Begin with the line that contains "Clone this chart in React, TypeScript", end with the line that contains "Chart.register(...registerables);", and extract exactly that stretch of lines.

→ DATA PROVIDED
※ ※ ※
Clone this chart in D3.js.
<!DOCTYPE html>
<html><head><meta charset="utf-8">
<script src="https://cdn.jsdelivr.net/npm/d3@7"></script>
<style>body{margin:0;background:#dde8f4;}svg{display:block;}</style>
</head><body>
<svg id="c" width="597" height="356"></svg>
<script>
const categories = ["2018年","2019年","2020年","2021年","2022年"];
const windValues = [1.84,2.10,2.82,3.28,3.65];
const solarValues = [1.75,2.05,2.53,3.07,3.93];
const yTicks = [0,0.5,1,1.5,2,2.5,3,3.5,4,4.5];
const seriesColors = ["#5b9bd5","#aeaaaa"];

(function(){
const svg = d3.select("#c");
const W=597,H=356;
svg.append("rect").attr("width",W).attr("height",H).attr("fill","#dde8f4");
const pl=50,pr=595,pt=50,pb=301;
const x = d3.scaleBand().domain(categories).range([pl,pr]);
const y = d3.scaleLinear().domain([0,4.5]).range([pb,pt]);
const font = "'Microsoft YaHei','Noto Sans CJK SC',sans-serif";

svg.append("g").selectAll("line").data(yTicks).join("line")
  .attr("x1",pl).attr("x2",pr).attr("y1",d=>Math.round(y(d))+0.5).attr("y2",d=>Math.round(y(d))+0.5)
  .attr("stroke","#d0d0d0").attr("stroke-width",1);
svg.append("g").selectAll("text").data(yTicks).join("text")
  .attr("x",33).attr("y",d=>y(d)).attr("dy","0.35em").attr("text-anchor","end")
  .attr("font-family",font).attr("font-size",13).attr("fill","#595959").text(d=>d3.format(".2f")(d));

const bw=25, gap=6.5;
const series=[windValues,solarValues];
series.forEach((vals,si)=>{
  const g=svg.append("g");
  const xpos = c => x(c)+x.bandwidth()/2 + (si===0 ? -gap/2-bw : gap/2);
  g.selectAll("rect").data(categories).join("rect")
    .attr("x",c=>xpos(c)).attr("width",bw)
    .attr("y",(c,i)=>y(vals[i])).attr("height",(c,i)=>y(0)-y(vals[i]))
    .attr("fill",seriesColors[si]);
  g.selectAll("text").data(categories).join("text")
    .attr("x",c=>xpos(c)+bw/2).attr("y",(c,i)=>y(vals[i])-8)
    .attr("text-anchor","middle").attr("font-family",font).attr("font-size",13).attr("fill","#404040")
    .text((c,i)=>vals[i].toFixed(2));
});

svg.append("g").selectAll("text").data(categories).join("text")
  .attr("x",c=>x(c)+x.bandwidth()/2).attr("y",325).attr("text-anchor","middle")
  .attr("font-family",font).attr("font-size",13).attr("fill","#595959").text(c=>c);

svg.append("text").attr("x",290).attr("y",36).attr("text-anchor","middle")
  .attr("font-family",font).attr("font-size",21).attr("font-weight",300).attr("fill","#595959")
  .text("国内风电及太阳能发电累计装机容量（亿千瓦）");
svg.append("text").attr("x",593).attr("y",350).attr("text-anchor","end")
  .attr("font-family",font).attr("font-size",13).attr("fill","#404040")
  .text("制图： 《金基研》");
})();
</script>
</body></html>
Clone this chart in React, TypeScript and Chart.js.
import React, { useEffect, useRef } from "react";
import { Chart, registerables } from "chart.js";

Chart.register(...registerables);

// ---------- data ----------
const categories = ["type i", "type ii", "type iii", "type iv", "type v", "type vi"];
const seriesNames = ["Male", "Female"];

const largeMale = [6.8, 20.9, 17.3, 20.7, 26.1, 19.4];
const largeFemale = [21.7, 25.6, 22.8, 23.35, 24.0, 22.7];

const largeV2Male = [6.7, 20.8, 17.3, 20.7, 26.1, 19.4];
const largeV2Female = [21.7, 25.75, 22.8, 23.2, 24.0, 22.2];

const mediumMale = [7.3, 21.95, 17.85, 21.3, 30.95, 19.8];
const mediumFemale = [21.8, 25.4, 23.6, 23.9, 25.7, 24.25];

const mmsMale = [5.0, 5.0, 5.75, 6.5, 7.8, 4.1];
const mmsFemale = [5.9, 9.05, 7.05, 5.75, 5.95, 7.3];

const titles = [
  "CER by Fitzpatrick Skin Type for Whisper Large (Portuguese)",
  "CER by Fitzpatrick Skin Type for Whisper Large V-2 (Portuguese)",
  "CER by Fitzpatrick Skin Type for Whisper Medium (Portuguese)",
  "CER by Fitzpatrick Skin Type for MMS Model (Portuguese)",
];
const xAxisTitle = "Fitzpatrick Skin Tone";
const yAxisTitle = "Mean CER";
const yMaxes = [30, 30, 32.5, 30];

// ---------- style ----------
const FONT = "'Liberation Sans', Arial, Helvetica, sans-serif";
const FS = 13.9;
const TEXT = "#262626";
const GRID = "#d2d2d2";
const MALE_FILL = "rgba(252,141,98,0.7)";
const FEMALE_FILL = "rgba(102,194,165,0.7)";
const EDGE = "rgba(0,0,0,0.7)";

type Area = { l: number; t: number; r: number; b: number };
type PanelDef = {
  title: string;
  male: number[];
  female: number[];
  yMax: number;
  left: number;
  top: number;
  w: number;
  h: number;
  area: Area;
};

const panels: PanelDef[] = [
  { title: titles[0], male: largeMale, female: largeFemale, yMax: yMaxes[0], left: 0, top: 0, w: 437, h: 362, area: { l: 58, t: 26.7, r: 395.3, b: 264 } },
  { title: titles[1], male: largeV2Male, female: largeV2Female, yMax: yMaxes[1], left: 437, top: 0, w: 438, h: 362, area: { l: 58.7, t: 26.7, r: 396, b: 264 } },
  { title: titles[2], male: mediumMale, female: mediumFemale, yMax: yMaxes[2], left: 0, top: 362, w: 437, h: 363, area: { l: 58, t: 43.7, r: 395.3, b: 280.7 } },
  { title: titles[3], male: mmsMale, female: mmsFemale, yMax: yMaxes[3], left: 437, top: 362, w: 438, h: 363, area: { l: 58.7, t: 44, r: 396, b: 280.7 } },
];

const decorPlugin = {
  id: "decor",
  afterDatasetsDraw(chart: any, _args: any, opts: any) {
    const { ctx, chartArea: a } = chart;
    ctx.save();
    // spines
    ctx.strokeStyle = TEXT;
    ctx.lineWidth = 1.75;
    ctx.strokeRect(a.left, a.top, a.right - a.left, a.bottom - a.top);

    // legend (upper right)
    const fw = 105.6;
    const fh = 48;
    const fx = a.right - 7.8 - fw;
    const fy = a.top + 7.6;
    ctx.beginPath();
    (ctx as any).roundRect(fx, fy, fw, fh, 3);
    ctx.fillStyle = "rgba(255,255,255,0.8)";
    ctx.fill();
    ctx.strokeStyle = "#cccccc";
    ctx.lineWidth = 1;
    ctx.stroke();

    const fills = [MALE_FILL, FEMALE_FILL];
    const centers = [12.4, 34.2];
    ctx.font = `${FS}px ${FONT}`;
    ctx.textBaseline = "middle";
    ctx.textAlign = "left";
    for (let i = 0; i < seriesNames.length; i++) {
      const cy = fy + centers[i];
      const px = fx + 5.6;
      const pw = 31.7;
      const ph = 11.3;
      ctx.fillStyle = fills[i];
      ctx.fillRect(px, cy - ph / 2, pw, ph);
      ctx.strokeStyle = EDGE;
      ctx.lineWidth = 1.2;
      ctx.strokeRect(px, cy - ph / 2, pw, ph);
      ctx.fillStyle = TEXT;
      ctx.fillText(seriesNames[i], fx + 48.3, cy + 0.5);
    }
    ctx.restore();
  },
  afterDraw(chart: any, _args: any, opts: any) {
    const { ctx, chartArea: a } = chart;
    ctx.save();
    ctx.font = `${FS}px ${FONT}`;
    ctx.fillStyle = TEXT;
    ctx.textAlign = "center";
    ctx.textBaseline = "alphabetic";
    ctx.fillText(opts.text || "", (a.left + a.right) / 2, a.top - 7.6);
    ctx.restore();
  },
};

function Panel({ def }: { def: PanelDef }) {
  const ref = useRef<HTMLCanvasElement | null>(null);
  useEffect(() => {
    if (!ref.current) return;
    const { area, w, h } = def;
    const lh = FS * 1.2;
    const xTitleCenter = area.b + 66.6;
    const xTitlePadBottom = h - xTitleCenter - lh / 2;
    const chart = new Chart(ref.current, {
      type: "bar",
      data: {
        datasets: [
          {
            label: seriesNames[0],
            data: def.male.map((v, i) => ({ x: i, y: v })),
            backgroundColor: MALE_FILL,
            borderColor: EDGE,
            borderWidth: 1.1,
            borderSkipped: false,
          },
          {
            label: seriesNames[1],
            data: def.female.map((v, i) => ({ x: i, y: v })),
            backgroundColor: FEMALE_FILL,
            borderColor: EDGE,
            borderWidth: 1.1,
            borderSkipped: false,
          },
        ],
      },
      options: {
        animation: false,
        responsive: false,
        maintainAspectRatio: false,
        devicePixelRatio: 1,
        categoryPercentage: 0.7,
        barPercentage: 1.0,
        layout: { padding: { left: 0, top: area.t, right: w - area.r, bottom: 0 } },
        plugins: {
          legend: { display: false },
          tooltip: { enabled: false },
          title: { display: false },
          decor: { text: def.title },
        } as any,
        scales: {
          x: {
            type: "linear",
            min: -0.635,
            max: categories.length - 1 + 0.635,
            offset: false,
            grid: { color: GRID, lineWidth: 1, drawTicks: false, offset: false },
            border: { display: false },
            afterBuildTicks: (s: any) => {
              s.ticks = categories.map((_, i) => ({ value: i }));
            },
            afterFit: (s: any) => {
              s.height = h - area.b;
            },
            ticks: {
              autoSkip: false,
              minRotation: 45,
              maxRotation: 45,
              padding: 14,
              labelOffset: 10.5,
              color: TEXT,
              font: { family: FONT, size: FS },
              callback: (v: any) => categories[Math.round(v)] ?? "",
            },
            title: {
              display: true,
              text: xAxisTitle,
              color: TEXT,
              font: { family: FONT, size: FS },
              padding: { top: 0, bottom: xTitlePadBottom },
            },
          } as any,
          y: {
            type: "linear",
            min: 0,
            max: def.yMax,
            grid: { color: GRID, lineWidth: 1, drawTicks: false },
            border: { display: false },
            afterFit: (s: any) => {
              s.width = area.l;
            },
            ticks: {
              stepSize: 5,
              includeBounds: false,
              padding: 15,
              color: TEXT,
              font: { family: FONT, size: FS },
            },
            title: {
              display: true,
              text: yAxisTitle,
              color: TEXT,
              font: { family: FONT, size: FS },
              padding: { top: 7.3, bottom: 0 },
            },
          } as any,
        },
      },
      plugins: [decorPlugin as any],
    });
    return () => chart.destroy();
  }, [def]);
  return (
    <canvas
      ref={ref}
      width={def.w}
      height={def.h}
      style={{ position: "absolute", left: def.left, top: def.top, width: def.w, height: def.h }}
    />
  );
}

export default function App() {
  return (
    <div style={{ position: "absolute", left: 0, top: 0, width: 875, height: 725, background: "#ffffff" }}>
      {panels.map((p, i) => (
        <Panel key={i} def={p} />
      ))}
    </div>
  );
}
※ ※ ※
→ TASK SOLUTION
Clone this chart in React, TypeScript and Chart.js.
import React, { useEffect, useRef } from "react";
import { Chart, registerables } from "chart.js";

Chart.register(...registerables);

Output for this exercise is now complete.